# Dataset excerpt start
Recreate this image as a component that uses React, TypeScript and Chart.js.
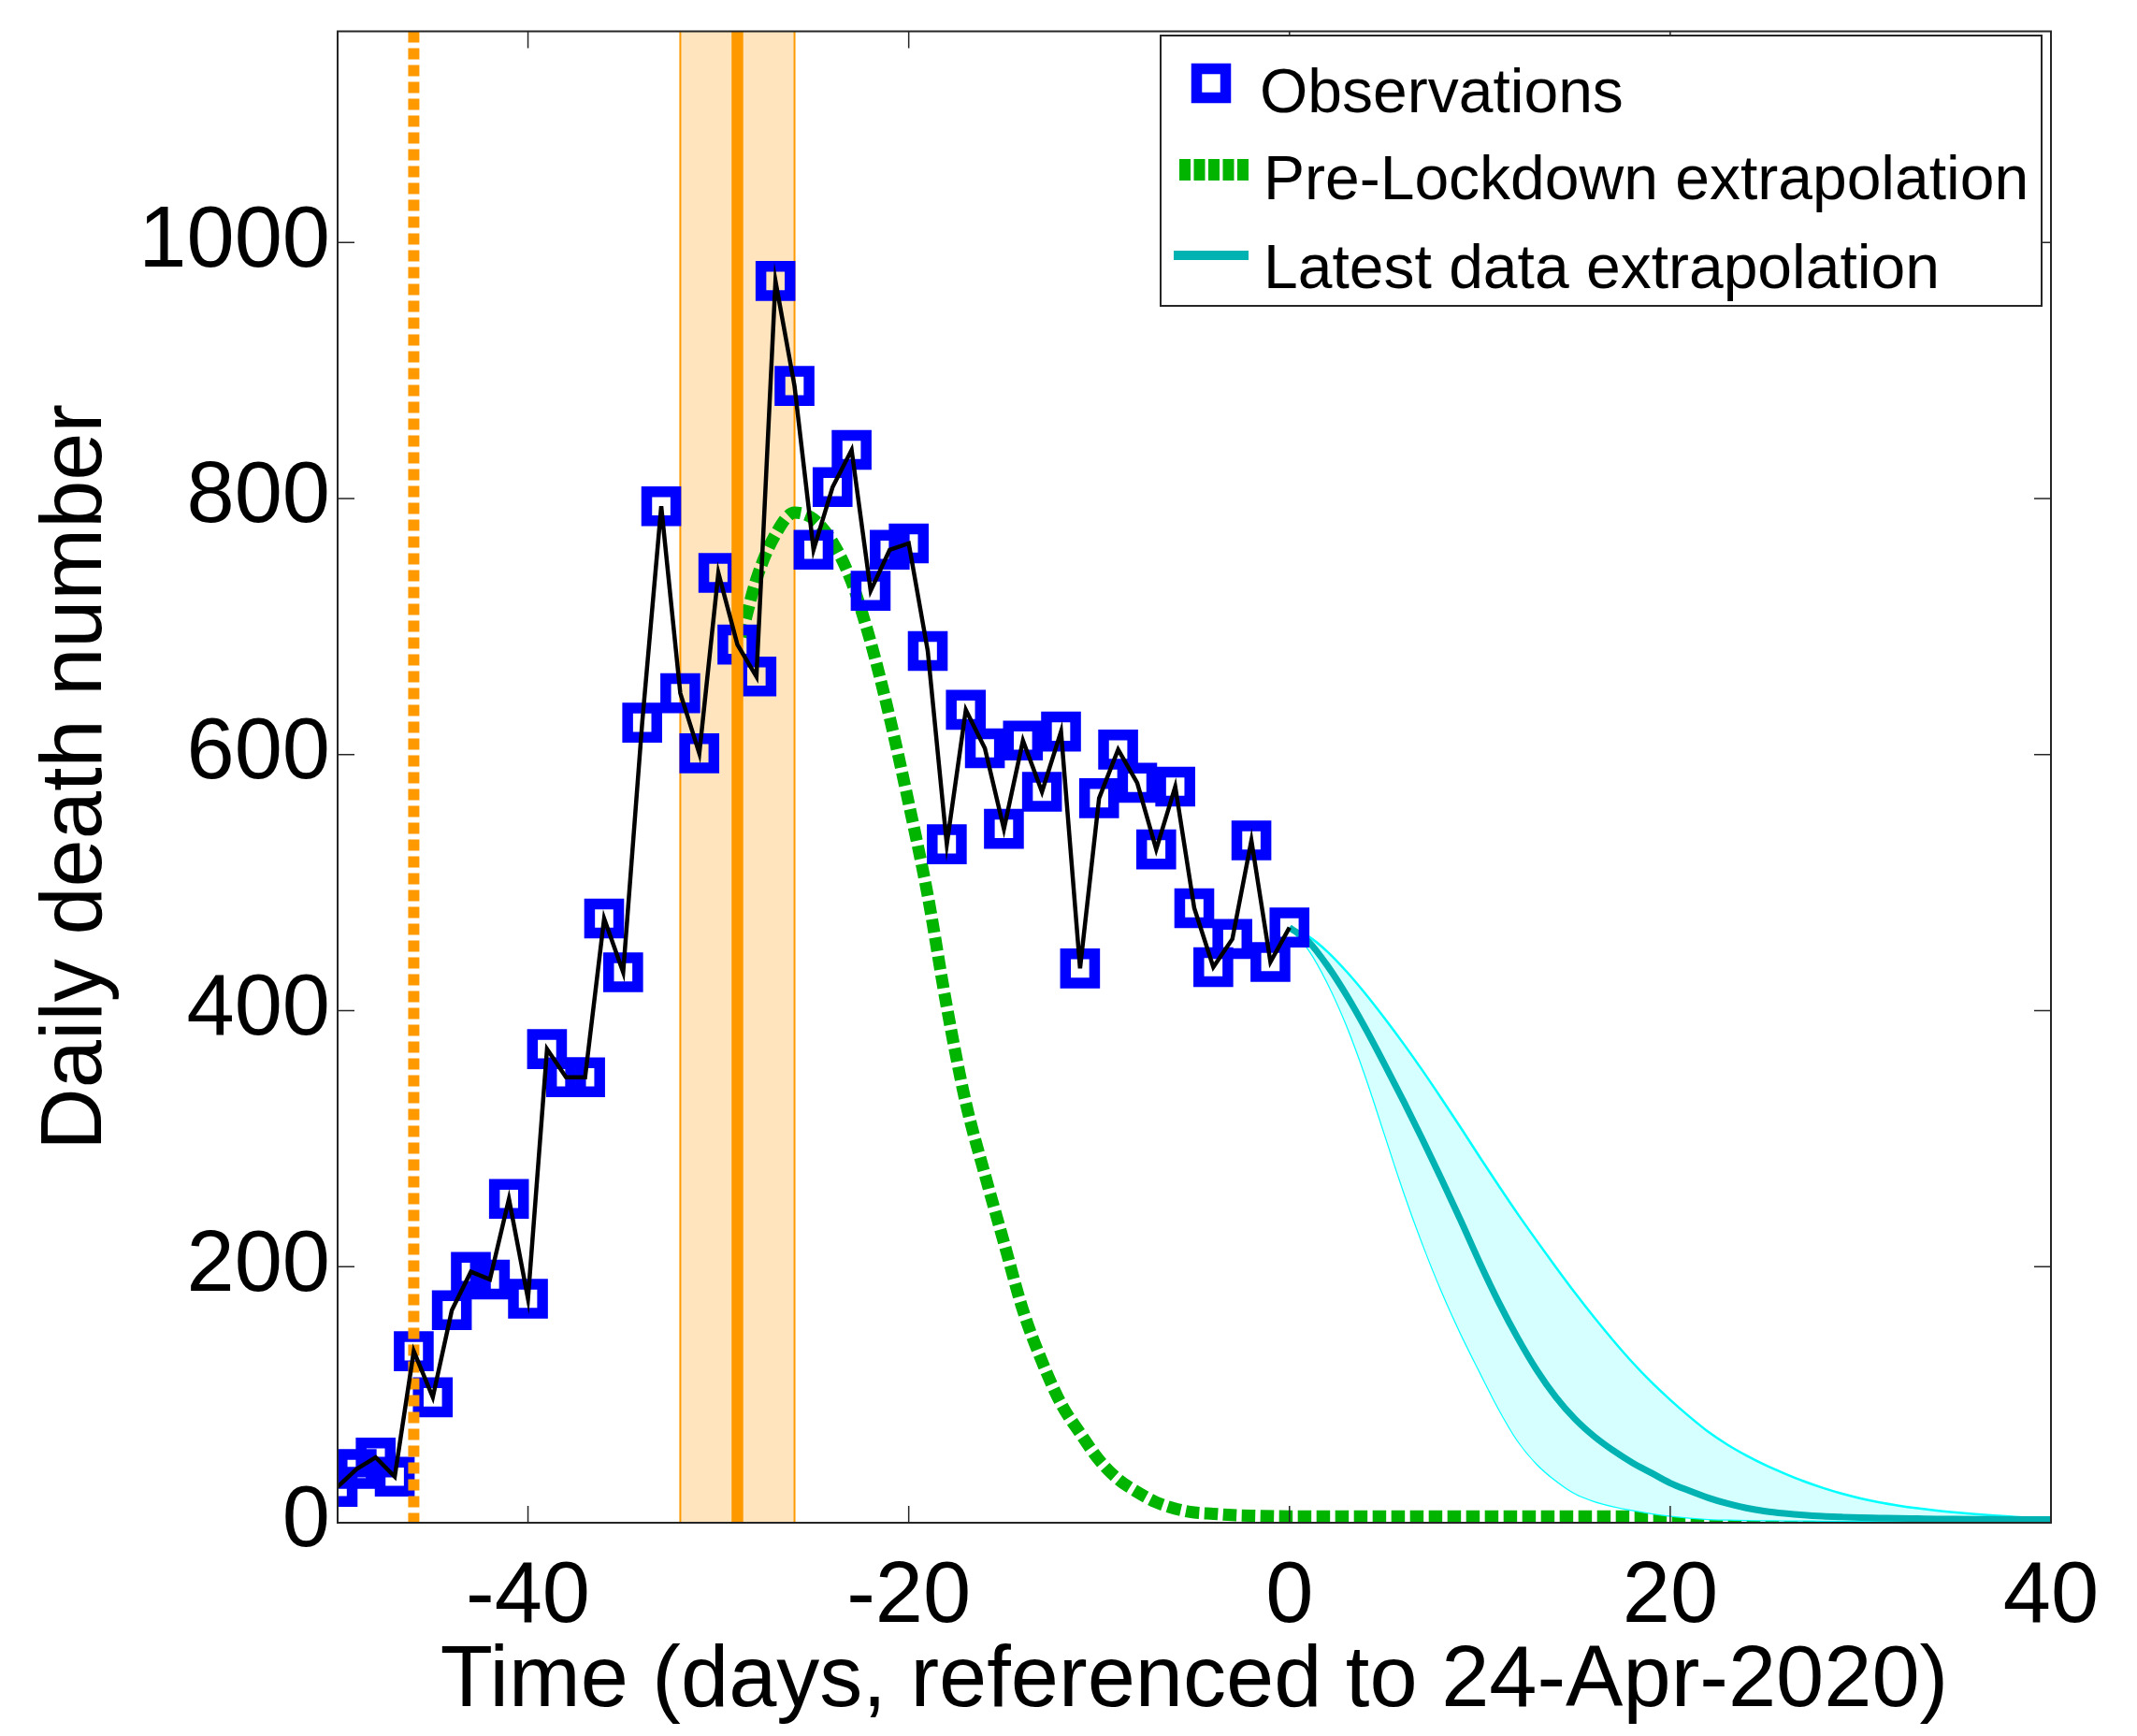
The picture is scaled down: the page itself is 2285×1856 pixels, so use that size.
import React, { useEffect, useRef } from 'react';
import { Chart, registerables } from 'chart.js';

Chart.register(...registerables);

const FONT = '"Liberation Sans", Arial, Helvetica, sans-serif';

// Axis ranges and ticks
const X_MIN = -50;
const X_MAX = 40;
const Y_MIN = 0;
const Y_MAX = 1165;
const X_TICKS = [-40, -20, 0, 20, 40];
const Y_TICKS = [0, 200, 400, 600, 800, 1000];

// Observations (days relative to 24-Apr-2020, daily deaths)
const OBS_DAYS = [
  -50, -49, -48, -47, -46, -45, -44, -43, -42, -41, -40, -39, -38, -37, -36, -35, -34,
  -33, -32, -31, -30, -29, -28, -27, -26, -25, -24, -23, -22, -21, -20, -19, -18, -17,
  -16, -15, -14, -13, -12, -11, -10, -9, -8, -7, -6, -5, -4, -3, -2, -1, 0,
];
const OBS_DEATHS = [
  28, 42, 51, 36, 134, 98, 166, 196, 190, 253, 175, 370, 348, 348, 472, 430, 625,
  794, 648, 601, 742, 686, 661, 970, 888, 760, 809, 838, 728, 760, 765, 681, 530, 635,
  605, 542, 611, 571, 618, 433, 566, 604, 578, 526, 575, 480, 434, 456, 533, 438, 465,
];

// Pre-lockdown extrapolation
const PRE_DAYS = [
  -28.8, -28, -27, -26, -25, -24, -23, -22, -21, -20, -19, -18, -17, -16, -15, -14, -13,
  -12, -11, -10, -9, -8, -7, -6, -5, -4, -3, -2, 0, 5, 10, 15, 20, 25, 31,
];
const PRE_VALUES = [
  692, 737, 772, 789, 784, 766, 735, 688, 629, 562, 490, 403, 328, 272, 219, 166, 126,
  93, 70, 49, 34, 24, 16, 11, 8, 7, 6, 5.5, 5, 5, 5, 5, 5, 5, 5,
];

// Latest data extrapolation (central, upper and lower bounds)
const EXT_DAYS = [
  0, 1, 2, 3, 4, 5, 6, 7, 8, 9, 10, 11, 12, 13, 14, 15, 16, 17, 18, 19, 20,
  21, 22, 23, 24, 25, 26, 27, 28, 29, 30, 31, 32, 33, 34, 35, 36, 37, 38, 39, 40,
];
const EXT_MAIN = [
  465, 454, 435, 412, 386, 358, 329, 299, 268, 236, 203, 172, 144, 119, 98, 81, 67.5, 56.5, 47, 39, 31,
  25, 19.5, 15, 11.5, 9, 7.3, 6, 5.1, 4.5, 4, 3.7, 3.4, 3.2, 3, 2.9, 2.8, 2.7, 2.6, 2.5, 2.5,
];
const EXT_UPPER = [
  465, 458, 446, 430.5, 413, 394, 374, 353, 331, 308.5, 285.5, 263, 241, 220, 199.5, 179.5, 160.5, 142.5, 125.5, 110, 96,
  83, 71, 61, 52.5, 45, 38.5, 32.5, 27.3, 22.8, 19, 15.9, 13.4, 11.3, 9.5, 8, 6.7, 5.6, 4.7, 3.9, 3.3,
];
const EXT_LOWER = [
  465, 448, 422, 389, 349, 304, 259, 218, 181, 148, 118, 89, 64, 46, 33, 23, 17, 13, 10, 7.5, 5.5,
  4, 3, 2.5, 2.2, 2, 1.9, 1.8, 1.7, 1.6, 1.5, 1.5, 1.5, 1.5, 1.5, 1.5, 1.5, 1.5, 1.5, 1.5, 1.5,
];

// Event markers
const FIRST_MARK_DAY = -46;
const LOCKDOWN_DAY = -29;
const LOCKDOWN_START = -32;
const LOCKDOWN_END = -26;

const LEGEND_LABELS = ['Observations', 'Pre-Lockdown extrapolation', 'Latest data extrapolation'];

const BLUE = '#0000ff';
const GREEN = '#00b400';
const TEAL = '#00b2b2';
const CYAN = '#00ffff';
const CYAN_FILL = '#d6ffff';
const ORANGE = '#ff9900';
const PEACH = '#ffe4bd';
const FRAME = '#262626';

const TICK_LEN = 18;

const pts = (xs: number[], ys: number[]) => xs.map((x, i) => ({ x, y: ys[i] }));
const vline = (x: number) => [
  { x, y: Y_MAX },
  { x, y: Y_MIN },
];

const framePlugin = {
  id: 'frame',
  afterDatasetsDraw(chart: any) {
    const { ctx, chartArea: a, scales } = chart;
    const xs = scales.x;
    const ys = scales.y;
    ctx.save();
    ctx.strokeStyle = FRAME;
    ctx.lineWidth = 1.5;
    ctx.beginPath();
    X_TICKS.forEach((v) => {
      const p = xs.getPixelForValue(v);
      ctx.moveTo(p, a.bottom);
      ctx.lineTo(p, a.bottom - TICK_LEN);
      ctx.moveTo(p, a.top);
      ctx.lineTo(p, a.top + TICK_LEN);
    });
    Y_TICKS.forEach((v) => {
      const p = ys.getPixelForValue(v);
      ctx.moveTo(a.left, p);
      ctx.lineTo(a.left + TICK_LEN, p);
      ctx.moveTo(a.right, p);
      ctx.lineTo(a.right - TICK_LEN, p);
    });
    ctx.stroke();
    ctx.lineWidth = 2;
    ctx.strokeRect(a.left, a.top, a.right - a.left, a.bottom - a.top);
    ctx.restore();
  },
};

const legendPlugin = {
  id: 'boxLegend',
  afterDraw(chart: any) {
    const { ctx } = chart;
    const bx = 1241;
    const by = 38;
    const bw = 942;
    const bh = 289;
    ctx.save();
    ctx.fillStyle = '#ffffff';
    ctx.fillRect(bx, by, bw, bh);
    ctx.strokeStyle = FRAME;
    ctx.lineWidth = 2;
    ctx.strokeRect(bx, by, bw, bh);

    // Observations marker
    ctx.strokeStyle = BLUE;
    ctx.lineWidth = 11.5;
    ctx.strokeRect(1295 - 15.5, 89 - 15.5, 31, 31);

    // Pre-lockdown dashes
    ctx.fillStyle = GREEN;
    for (let i = 0; i < 5; i++) {
      ctx.fillRect(1261 + i * 15.5, 170, 12, 23);
    }

    // Latest data line
    ctx.strokeStyle = TEAL;
    ctx.lineWidth = 10;
    ctx.beginPath();
    ctx.moveTo(1255, 273);
    ctx.lineTo(1335, 273);
    ctx.stroke();

    ctx.fillStyle = '#000000';
    ctx.font = `66px ${FONT}`;
    ctx.textAlign = 'left';
    ctx.textBaseline = 'alphabetic';
    ctx.fillText(LEGEND_LABELS[0], 1347, 120);
    ctx.fillText(LEGEND_LABELS[1], 1351, 213);
    ctx.fillText(LEGEND_LABELS[2], 1351, 308);
    ctx.restore();
  },
};

function buildConfig(): any {
  const lineBase = {
    pointRadius: 0,
    pointHoverRadius: 0,
    fill: false,
    clip: 0,
  };
  return {
    type: 'line',
    data: {
      datasets: [
        {
          ...lineBase,
          label: 'obs-line',
          data: pts(OBS_DAYS, OBS_DEATHS),
          borderColor: '#000000',
          borderWidth: 4.5,
          borderJoinStyle: 'miter',
          tension: 0,
          order: 1,
        },
        {
          label: LEGEND_LABELS[0],
          data: pts(OBS_DAYS, OBS_DEATHS),
          showLine: false,
          pointStyle: 'rect',
          pointRadius: 22,
          pointHoverRadius: 22,
          pointBorderWidth: 11.5,
          pointBorderColor: BLUE,
          pointBackgroundColor: 'rgba(0,0,0,0)',
          clip: 0,
          order: 3,
        },
        {
          ...lineBase,
          label: 'first-mark',
          data: vline(FIRST_MARK_DAY),
          borderColor: ORANGE,
          borderWidth: 12,
          borderDash: [12, 6],
          borderCapStyle: 'butt',
          order: 2,
        },
        {
          ...lineBase,
          label: 'lockdown',
          data: vline(LOCKDOWN_DAY),
          borderColor: ORANGE,
          borderWidth: 12.5,
          order: 2,
        },
        {
          ...lineBase,
          label: LEGEND_LABELS[2],
          data: pts(EXT_DAYS, EXT_MAIN),
          borderColor: TEAL,
          borderWidth: 7,
          cubicInterpolationMode: 'monotone',
          order: 4,
        },
        {
          ...lineBase,
          label: 'upper',
          data: pts(EXT_DAYS, EXT_UPPER),
          borderColor: CYAN,
          borderWidth: 2.5,
          cubicInterpolationMode: 'monotone',
          fill: 6,
          backgroundColor: CYAN_FILL,
          order: 5,
        },
        {
          ...lineBase,
          label: 'lower',
          data: pts(EXT_DAYS, EXT_LOWER),
          borderColor: CYAN,
          borderWidth: 2.5,
          cubicInterpolationMode: 'monotone',
          order: 5,
        },
        {
          ...lineBase,
          label: LEGEND_LABELS[1],
          data: pts(PRE_DAYS, PRE_VALUES),
          borderColor: GREEN,
          borderWidth: 13,
          borderDash: [14.5, 5.5],
          borderCapStyle: 'butt',
          cubicInterpolationMode: 'monotone',
          order: 6,
        },
        {
          ...lineBase,
          label: 'band-start',
          data: vline(LOCKDOWN_START),
          borderColor: ORANGE,
          borderWidth: 2,
          order: 8,
        },
        {
          ...lineBase,
          label: 'band-end',
          data: vline(LOCKDOWN_END),
          borderColor: ORANGE,
          borderWidth: 2,
          order: 8,
        },
        {
          ...lineBase,
          label: 'band',
          data: [
            { x: LOCKDOWN_START, y: Y_MAX },
            { x: LOCKDOWN_END, y: Y_MAX },
          ],
          borderWidth: 0,
          borderColor: 'rgba(0,0,0,0)',
          backgroundColor: PEACH,
          fill: 'origin',
          order: 9,
        },
      ],
    },
    options: {
      animation: false,
      responsive: false,
      maintainAspectRatio: false,
      events: [],
      layout: { padding: { left: 0, right: 92, top: 22, bottom: 0 } },
      plugins: {
        legend: { display: false },
        tooltip: { enabled: false },
        title: { display: false },
      },
      scales: {
        x: {
          type: 'linear',
          min: X_MIN,
          max: X_MAX,
          grid: { display: false, drawTicks: false },
          border: { display: false },
          afterBuildTicks: (s: any) => {
            s.ticks = X_TICKS.map((v) => ({ value: v }));
          },
          afterFit: (s: any) => {
            s.height = 228;
            s.paddingLeft = 0;
            s.paddingRight = 0;
            s.paddingTop = 0;
            s.paddingBottom = 0;
          },
          ticks: {
            color: '#000000',
            font: { family: FONT, size: 92 },
            padding: 25,
            maxRotation: 0,
            minRotation: 0,
            autoSkip: false,
            callback: (v: any) => String(v),
          },
          title: {
            display: true,
            text: 'Time (days, referenced to 24-Apr-2020)',
            color: '#000000',
            font: { family: FONT, size: 92 },
            padding: { top: 0, bottom: 2 },
          },
        },
        y: {
          type: 'linear',
          min: Y_MIN,
          max: Y_MAX,
          grid: { display: false, drawTicks: false },
          border: { display: false },
          afterBuildTicks: (s: any) => {
            s.ticks = Y_TICKS.map((v) => ({ value: v }));
          },
          afterFit: (s: any) => {
            s.width = 361;
            s.paddingLeft = 0;
            s.paddingRight = 0;
            s.paddingTop = 0;
            s.paddingBottom = 0;
          },
          ticks: {
            color: '#000000',
            font: { family: FONT, size: 92 },
            padding: 8,
            autoSkip: false,
            callback: (v: any) => String(v),
          },
          title: {
            display: true,
            text: 'Daily death number',
            color: '#000000',
            font: { family: FONT, size: 92 },
            padding: { top: 27, bottom: 0 },
          },
        },
      },
    },
    plugins: [framePlugin, legendPlugin],
  };
}

export default function App() {
  const ref = useRef<HTMLCanvasElement>(null);
  useEffect(() => {
    if (!ref.current) return;
    const chart = new Chart(ref.current, buildConfig());
    return () => chart.destroy();
  }, []);
  return (
    <div style={{ position: 'absolute', left: 0, top: 0, width: 2285, height: 1856, background: '#ffffff' }}>
      <canvas
        ref={ref}
        width={2285}
        height={1856}
        style={{ display: 'block', width: '2285px', height: '1856px' }}
      />
    </div>
  );
}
# Dataset excerpt end
◆ **Written exercise**:
Up to and including the line with "Chart.register(...registerables);", copy the data above from its first line. Skip pictures.

◆ **Full answer**:
Recreate this image as a component that uses React, TypeScript and Chart.js.
The picture is scaled down: the page itself is 2285×1856 pixels, so use that size.
import React, { useEffect, useRef } from 'react';
import { Chart, registerables } from 'chart.js';

Chart.register(...registerables);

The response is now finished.